Based on the strength and weakness of the two connection schemes, we have made the following observations:
- When the number of connection requests becomes large, a high performance database server is desirable when the concurrent scheme is employed by the servlet.
- Similarly, at high traffic, a high performance web server is desirable if the sequential scheme is employed by the servlet.
- When the database server at the back end is not powerful enough, a sequential servlet is desirable.
4Measuring the Performance of Servlet vs. CGI-Script DBMS Connections
The main purpose of the experiments is to compare the performance of Java servlets vs CGI scripts with regard to database access over the Internet. In addition, we re-configured the experiment parameters such that some of the findings from the earlier sets of experiments, in which only servlets were used, may be verified.

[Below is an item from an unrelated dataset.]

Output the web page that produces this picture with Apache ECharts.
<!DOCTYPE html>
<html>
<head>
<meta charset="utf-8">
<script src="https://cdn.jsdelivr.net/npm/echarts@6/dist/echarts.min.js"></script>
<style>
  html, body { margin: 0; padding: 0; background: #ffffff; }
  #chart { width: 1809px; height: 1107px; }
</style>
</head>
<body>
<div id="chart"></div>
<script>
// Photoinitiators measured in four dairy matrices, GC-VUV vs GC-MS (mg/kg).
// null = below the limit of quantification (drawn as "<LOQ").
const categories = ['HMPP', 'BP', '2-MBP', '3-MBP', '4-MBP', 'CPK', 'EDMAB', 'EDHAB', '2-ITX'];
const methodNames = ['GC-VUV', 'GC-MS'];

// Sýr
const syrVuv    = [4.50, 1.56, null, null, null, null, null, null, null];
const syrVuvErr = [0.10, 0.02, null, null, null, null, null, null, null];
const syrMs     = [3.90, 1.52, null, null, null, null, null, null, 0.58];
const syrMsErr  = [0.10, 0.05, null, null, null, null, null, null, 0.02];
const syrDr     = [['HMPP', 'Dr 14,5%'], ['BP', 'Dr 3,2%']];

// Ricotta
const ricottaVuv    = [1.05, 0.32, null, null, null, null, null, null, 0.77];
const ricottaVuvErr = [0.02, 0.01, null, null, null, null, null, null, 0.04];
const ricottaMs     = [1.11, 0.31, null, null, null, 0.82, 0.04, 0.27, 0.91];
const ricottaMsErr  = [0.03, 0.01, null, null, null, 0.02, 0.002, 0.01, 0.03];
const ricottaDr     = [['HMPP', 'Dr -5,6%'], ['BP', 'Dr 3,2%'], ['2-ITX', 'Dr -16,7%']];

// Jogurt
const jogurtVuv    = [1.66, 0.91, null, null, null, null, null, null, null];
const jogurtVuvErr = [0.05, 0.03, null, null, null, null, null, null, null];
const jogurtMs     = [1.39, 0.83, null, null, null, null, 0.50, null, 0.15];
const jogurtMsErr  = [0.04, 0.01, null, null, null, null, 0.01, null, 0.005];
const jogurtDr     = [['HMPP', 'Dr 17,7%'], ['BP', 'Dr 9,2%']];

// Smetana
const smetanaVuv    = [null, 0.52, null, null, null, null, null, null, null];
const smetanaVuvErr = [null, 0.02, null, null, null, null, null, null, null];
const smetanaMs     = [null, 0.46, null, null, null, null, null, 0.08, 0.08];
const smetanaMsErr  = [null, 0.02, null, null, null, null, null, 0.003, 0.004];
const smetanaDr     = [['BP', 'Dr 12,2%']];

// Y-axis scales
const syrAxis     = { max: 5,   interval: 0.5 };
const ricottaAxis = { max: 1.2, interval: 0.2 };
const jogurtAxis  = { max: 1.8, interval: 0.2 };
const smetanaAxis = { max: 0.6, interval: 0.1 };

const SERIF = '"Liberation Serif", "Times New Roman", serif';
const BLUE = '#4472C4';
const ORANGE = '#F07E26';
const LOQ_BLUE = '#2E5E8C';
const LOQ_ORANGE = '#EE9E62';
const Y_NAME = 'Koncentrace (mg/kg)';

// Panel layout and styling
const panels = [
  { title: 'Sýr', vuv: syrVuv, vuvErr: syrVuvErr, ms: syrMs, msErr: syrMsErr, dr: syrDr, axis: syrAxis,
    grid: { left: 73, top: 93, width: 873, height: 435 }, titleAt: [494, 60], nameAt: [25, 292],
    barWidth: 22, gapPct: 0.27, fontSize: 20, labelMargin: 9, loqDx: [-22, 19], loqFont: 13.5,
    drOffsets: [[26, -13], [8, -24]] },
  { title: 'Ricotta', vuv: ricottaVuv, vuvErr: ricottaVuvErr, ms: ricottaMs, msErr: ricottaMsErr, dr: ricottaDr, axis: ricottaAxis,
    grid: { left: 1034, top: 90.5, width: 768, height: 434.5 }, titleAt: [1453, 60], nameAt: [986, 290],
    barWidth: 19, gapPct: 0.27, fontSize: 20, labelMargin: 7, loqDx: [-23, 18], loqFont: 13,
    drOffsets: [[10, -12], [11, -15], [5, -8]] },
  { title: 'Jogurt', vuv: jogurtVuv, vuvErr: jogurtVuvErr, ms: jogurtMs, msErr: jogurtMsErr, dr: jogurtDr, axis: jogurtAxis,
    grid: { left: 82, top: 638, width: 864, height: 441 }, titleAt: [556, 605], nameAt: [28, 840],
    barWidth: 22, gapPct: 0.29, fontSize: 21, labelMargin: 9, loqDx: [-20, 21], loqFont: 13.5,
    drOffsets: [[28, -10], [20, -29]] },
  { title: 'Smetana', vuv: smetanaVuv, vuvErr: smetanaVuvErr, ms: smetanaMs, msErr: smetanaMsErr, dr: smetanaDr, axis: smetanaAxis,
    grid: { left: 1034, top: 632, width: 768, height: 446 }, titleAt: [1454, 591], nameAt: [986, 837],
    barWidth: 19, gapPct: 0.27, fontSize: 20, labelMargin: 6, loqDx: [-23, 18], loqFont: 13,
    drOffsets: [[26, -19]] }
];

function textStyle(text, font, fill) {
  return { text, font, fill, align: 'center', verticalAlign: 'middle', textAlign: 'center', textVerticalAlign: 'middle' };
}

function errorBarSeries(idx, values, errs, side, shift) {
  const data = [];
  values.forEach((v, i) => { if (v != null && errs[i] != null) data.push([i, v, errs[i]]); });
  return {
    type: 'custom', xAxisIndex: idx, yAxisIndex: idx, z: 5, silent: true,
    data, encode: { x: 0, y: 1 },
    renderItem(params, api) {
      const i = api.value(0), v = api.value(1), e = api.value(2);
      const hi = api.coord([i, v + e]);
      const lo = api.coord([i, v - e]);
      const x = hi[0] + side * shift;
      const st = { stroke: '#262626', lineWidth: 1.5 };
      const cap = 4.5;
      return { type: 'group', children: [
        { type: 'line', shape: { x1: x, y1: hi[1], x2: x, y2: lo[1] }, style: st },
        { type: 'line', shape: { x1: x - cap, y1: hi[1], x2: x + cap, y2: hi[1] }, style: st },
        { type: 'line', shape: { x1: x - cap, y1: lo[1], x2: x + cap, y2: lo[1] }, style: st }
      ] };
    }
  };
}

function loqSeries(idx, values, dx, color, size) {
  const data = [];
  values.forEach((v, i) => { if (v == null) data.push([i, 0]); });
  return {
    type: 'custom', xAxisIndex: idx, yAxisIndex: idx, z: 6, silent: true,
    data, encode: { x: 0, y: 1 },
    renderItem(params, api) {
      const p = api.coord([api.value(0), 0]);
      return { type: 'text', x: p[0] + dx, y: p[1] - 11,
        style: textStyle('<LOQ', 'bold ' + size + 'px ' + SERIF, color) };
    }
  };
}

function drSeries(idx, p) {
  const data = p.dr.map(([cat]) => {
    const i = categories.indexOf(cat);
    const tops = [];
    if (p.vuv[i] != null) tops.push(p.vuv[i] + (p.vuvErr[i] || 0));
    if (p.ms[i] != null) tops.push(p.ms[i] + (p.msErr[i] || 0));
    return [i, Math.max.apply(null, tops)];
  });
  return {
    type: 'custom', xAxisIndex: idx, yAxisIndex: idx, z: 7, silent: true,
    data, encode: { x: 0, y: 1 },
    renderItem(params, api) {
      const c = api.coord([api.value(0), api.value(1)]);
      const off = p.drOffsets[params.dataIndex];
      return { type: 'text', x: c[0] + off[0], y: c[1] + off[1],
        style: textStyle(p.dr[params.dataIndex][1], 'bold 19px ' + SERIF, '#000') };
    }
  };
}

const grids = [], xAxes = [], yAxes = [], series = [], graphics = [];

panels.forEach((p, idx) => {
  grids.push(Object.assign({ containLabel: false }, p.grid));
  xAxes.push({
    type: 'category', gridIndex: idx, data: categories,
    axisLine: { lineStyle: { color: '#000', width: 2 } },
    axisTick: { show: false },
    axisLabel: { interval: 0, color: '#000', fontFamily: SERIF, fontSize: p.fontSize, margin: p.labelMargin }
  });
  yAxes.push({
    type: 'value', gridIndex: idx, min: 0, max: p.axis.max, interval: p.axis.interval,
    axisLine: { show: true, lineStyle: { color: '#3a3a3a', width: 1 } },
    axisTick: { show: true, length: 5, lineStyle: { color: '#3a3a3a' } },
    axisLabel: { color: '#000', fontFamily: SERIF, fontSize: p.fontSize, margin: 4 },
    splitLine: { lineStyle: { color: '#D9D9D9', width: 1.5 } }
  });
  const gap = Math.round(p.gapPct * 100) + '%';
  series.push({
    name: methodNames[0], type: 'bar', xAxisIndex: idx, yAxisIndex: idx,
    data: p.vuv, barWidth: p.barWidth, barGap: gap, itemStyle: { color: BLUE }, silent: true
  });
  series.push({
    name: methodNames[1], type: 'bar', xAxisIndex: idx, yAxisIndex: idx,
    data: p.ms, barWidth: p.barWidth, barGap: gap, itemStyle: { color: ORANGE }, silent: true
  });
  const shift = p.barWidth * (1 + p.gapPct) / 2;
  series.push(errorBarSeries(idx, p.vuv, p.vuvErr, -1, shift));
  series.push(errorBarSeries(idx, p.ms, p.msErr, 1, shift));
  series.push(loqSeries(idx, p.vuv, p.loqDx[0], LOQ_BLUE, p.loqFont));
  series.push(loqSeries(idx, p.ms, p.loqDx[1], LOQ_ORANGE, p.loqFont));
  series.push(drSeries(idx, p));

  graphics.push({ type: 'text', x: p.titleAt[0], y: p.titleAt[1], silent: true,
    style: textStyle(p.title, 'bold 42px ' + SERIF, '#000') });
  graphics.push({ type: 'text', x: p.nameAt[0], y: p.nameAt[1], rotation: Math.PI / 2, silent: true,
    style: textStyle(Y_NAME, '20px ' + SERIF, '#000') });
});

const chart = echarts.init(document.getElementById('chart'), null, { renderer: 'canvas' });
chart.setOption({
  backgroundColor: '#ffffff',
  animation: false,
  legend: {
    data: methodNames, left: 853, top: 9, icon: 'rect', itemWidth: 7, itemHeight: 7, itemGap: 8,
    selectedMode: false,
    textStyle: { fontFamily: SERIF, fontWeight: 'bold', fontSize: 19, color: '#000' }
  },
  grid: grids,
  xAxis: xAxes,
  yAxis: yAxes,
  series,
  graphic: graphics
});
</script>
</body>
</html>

A major change to the parameters of these new sets of experiments is the number of clients used. As in the earlier experiments, for each different number of clients, two kinds of requests were made: one was 20 and the other was 100 requests per client. The sequential and concurrent schemes remained part of the parameters.

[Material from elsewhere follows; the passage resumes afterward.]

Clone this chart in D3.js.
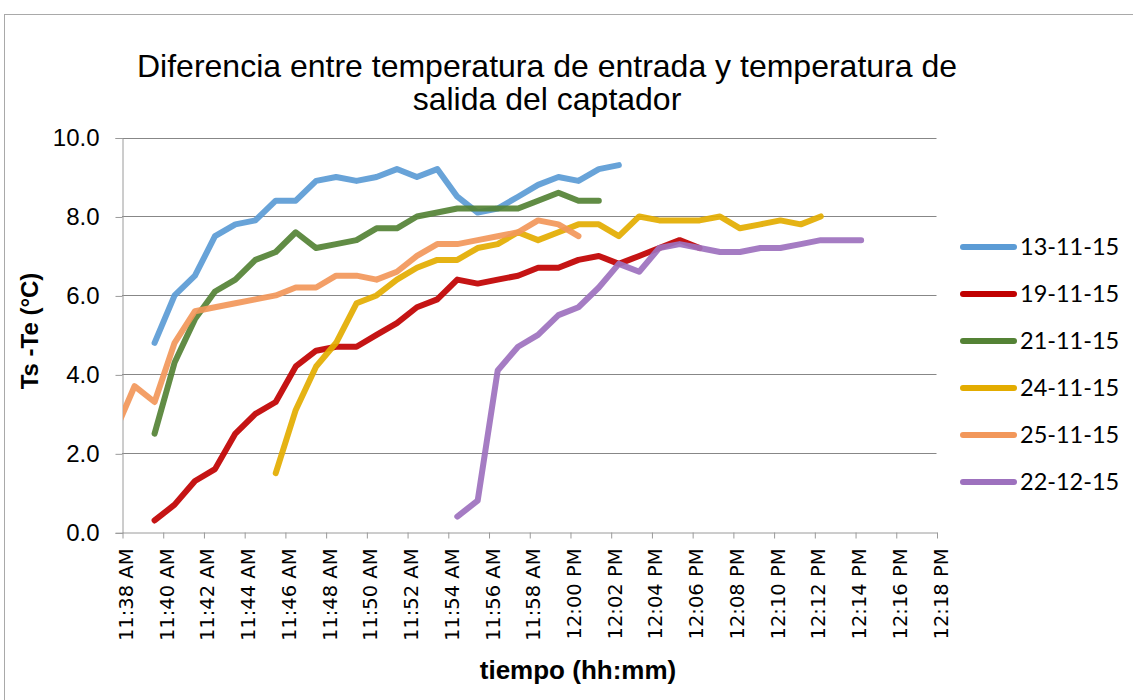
<!DOCTYPE html>
<html>
<head>
<meta charset="utf-8">
<script src="https://d3js.org/d3.v7.min.js"></script>
<style>
  body { margin: 0; background: #fff; }
  svg { display: block; }
</style>
</head>
<body>
<svg id="chart" width="1133" height="700"></svg>
<script>
// horas de muestreo (comunes a todas las series)
var horas = ["11:37:37", "11:38:37", "11:39:36", "11:40:35", "11:41:35", "11:42:34", "11:43:34",
    "11:44:33", "11:45:33", "11:46:32", "11:47:32", "11:48:31", "11:49:31", "11:50:30", "11:51:30",
    "11:52:29", "11:53:29", "11:54:28", "11:55:28", "11:56:27", "11:57:27", "11:58:26", "11:59:26",
    "12:00:25", "12:01:25", "12:02:24", "12:03:24", "12:04:23", "12:05:23", "12:06:22", "12:07:22",
    "12:08:21", "12:09:21", "12:10:20", "12:11:20", "12:12:19", "12:13:19", "12:14:18"];

var nombres = ["13-11-15", "19-11-15", "21-11-15", "24-11-15", "25-11-15", "22-12-15"];
var colores = ["#5B9BD5", "#C00000", "#548235", "#E3AC00", "#F2975A", "#9D71BE"];
// posicion en "horas" del primer dato de cada serie
var inicios = [2, 2, 2, 8, 0, 17];

var d13_11 = [4.8, 6.0, 6.5, 7.5, 7.8, 7.9, 8.4, 8.4, 8.9, 9.0, 8.9, 9.0, 9.2, 9.0, 9.2, 8.5, 8.1, 8.2,
    8.5, 8.8, 9.0, 8.9, 9.2, 9.3];
var d19_11 = [0.3, 0.7, 1.3, 1.6, 2.5, 3.0, 3.3, 4.2, 4.6, 4.7, 4.7, 5.0, 5.3, 5.7, 5.9, 6.4, 6.3, 6.4,
    6.5, 6.7, 6.7, 6.9, 7.0, 6.8, 7.0, 7.2, 7.4, 7.2];
var d21_11 = [2.5, 4.3, 5.4, 6.1, 6.4, 6.9, 7.1, 7.6, 7.2, 7.3, 7.4, 7.7, 7.7, 8.0, 8.1, 8.2, 8.2, 8.2,
    8.2, 8.4, 8.6, 8.4, 8.4];
var d24_11 = [1.5, 3.1, 4.2, 4.8, 5.8, 6.0, 6.4, 6.7, 6.9, 6.9, 7.2, 7.3, 7.6, 7.4, 7.6, 7.8, 7.8, 7.5,
    8.0, 7.9, 7.9, 7.9, 8.0, 7.7, 7.8, 7.9, 7.8, 8.0];
var d25_11 = [2.5, 3.7, 3.3, 4.8, 5.6, 5.7, 5.8, 5.9, 6.0, 6.2, 6.2, 6.5, 6.5, 6.4, 6.6, 7.0, 7.3, 7.3,
    7.4, 7.5, 7.6, 7.9, 7.8, 7.5];
var d22_12 = [0.4, 0.8, 4.1, 4.7, 5.0, 5.5, 5.7, 6.2, 6.8, 6.6, 7.2, 7.3, 7.2, 7.1, 7.1, 7.2, 7.2, 7.3,
    7.4, 7.4, 7.4];

var valores = [d13_11, d19_11, d21_11, d24_11, d25_11, d22_12];

var yTicks = [0, 2, 4, 6, 8, 10];

var parseHora = d3.timeParse("%H:%M:%S");
var svg = d3.select("#chart");

// limites del area de trazado
var plotLeft = 122, plotRight = 936.5, plotTop = 137.5, plotBottom = 532.3;

var x = d3.scaleTime()
    .domain([parseHora("11:38:00"), parseHora("12:18:00")])
    .range([plotLeft, plotRight]);

var y = d3.scaleLinear()
    .domain([0, 10])
    .range([plotBottom, plotTop]);

// borde del area del grafico
svg.append("rect")
    .attr("x", 4.5).attr("y", 14.5)
    .attr("width", 1300).attr("height", 900)
    .attr("fill", "#fff")
    .attr("stroke", "#a9a9a9")
    .attr("stroke-width", 1);

// titulo
var titulo = svg.append("text")
    .attr("text-anchor", "middle")
    .attr("font-family", "Liberation Sans, Arial, sans-serif")
    .attr("font-size", 32)
    .attr("fill", "#000");
titulo.append("tspan").attr("x", 547).attr("y", 77)
    .text("Diferencia entre temperatura de entrada y temperatura de");
titulo.append("tspan").attr("x", 547).attr("y", 110)
    .text("salida del captador");

// lineas de cuadricula
svg.append("g")
    .selectAll("line")
    .data(yTicks.slice(1))
    .enter().append("line")
    .attr("x1", plotLeft).attr("x2", plotRight)
    .attr("y1", function(d) { return Math.round(y(d)) + 0.5; })
    .attr("y2", function(d) { return Math.round(y(d)) + 0.5; })
    .attr("stroke", "#878787")
    .attr("stroke-width", 1);

// eje y
var yAxis = d3.axisLeft(y)
    .tickValues(yTicks)
    .tickFormat(d3.format(".1f"))
    .tickSize(7)
    .tickPadding(16);

var gy = svg.append("g")
    .attr("transform", "translate(" + (plotLeft + 0.5) + ",0.5)")
    .call(yAxis);
gy.select(".domain").attr("stroke", "#9a9a9a");
gy.selectAll(".tick line").attr("stroke", "#9a9a9a");
gy.selectAll("text")
    .attr("font-family", "Liberation Sans, Arial, sans-serif")
    .attr("font-size", 24)
    .attr("fill", "#000");

// eje x
var xAxis = d3.axisBottom(x)
    .ticks(d3.timeMinute.every(2))
    .tickFormat(d3.timeFormat("%-I:%M %p"))
    .tickSize(6)
    .tickSizeOuter(0);

var gx = svg.append("g")
    .attr("transform", "translate(0.5," + (Math.round(plotBottom) + 0.5) + ")")
    .call(xAxis);
gx.select(".domain").attr("stroke", "#9a9a9a");
gx.selectAll(".tick line").attr("stroke", "#9a9a9a");
gx.selectAll("text")
    .attr("font-family", "DejaVu Sans, sans-serif")
    .attr("font-size", 19.5)
    .attr("fill", "#000")
    .attr("text-anchor", "end")
    .attr("transform", "rotate(-90)")
    .attr("x", -16)
    .attr("y", 0)
    .attr("dy", "10px");

// titulos de ejes
svg.append("text")
    .attr("transform", "translate(38,331) rotate(-90)")
    .attr("text-anchor", "middle")
    .attr("font-family", "Liberation Sans, Arial, sans-serif")
    .attr("font-weight", "bold")
    .attr("font-size", 24)
    .text("Ts -Te (°C)");

svg.append("text")
    .attr("x", 578)
    .attr("y", 679)
    .attr("text-anchor", "middle")
    .attr("font-family", "Liberation Sans, Arial, sans-serif")
    .attr("font-weight", "bold")
    .attr("font-size", 26)
    .text("tiempo (hh:mm)");

// recorte al area de trazado
svg.append("clipPath")
    .attr("id", "recorte")
    .append("rect")
    .attr("x", plotLeft + 1).attr("y", 0)
    .attr("width", plotRight - plotLeft + 10).attr("height", plotBottom + 3);

var linea = d3.line()
    .x(function(d) { return x(d.t); })
    .y(function(d) { return y(d.v); });

var series = [];
for (var i = 0; i < nombres.length; i++) {
    var puntos = [];
    for (var j = 0; j < valores[i].length; j++) {
        puntos.push({t: parseHora(horas[inicios[i] + j]), v: valores[i][j]});
    }
    series.push({nombre: nombres[i], color: colores[i], puntos: puntos});
}

svg.append("g")
    .attr("clip-path", "url(#recorte)")
    .selectAll("path")
    .data(series)
    .enter().append("path")
    .attr("d", function(d) { return linea(d.puntos); })
    .attr("fill", "none")
    .attr("stroke", function(d) { return d.color; })
    .attr("stroke-width", 6)
    .attr("stroke-linejoin", "round")
    .attr("stroke-linecap", "round")
    .attr("stroke-opacity", 0.92);

// leyenda
var leyenda = svg.append("g")
    .selectAll("g")
    .data(series)
    .enter().append("g")
    .attr("transform", function(d, i) { return "translate(0," + (247 + i * 47) + ")"; });

leyenda.append("line")
    .attr("x1", 963).attr("x2", 1014)
    .attr("y1", 0).attr("y2", 0)
    .attr("stroke", function(d) { return d.color; })
    .attr("stroke-width", 6)
    .attr("stroke-linecap", "round");

leyenda.append("text")
    .attr("x", 1020)
    .attr("y", 0)
    .attr("dy", "0.36em")
    .attr("font-family", "Lato, sans-serif")
    .attr("font-size", 23.5)
    .attr("fill", "#000")
    .text(function(d) { return d.nombre; });
</script>
</body>
</html>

4.1Configuration of the Experiments
The configuration of the system is depicted in Figure 4, except that the connection module can be either Java servlets or CGI in the respective set of experiments. When Java servlets is used as the connection module, JRUN was used as the servlet engine. MySQL is used as the DBMS in both sets of experiments. CGI scripting is implemented using Perl 5, along with the Perl/MySQL driver module 1.2209. We use a Pentium II machine running RedHat Linux 6.0 as the server. The machine runs Apache as the web server. Figure 8. indicates the hardware and software configuration used in these experiments.
In this experiment, the earlier trials using servlets to access a database were repeated, and the trials were extended by using CGI scripts as an alternative access mechanism. In the case of Servlets, both sequential and concurrent connections were made, as described in Section 3. In the case of CGI, database access requests were submitted without synchronization at the level of the CGI scripts. Although the main interest of comparison was between Servlets and CGI, these experiments were also intended to validate the relative performance between sequential and concurrent database access given by the earlier experiments, though no direct comparison is possible since the server platform was not the same.

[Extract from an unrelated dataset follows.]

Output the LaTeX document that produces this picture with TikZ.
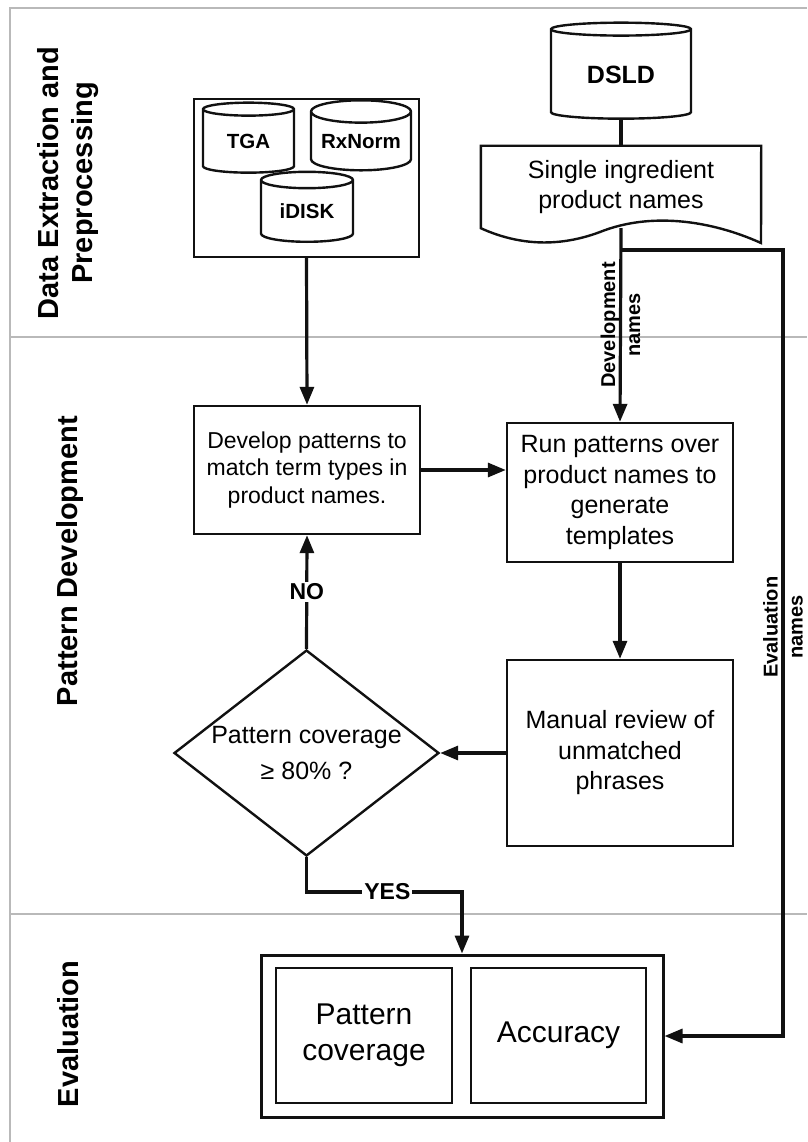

Table 4 shows the configuration of the experiments with respect to the number of clients and the number of database requests per client. Each client consisted of a desktop PC running Netscape with a unique network connection. In the case of Servlets, the multiple requests were generated through server-side execution of multiple <servlet> tags in the requested document. In the case of CGI, the multiple requests were implemented by embedding the database operations (connect( ), prepare( ), execute( ), et al) within a loop of a CGI script. For each experiment, the same three data (SOD, OET, and NCRT) were collected or computed. Each individual experiment is assigned a unique experiment number.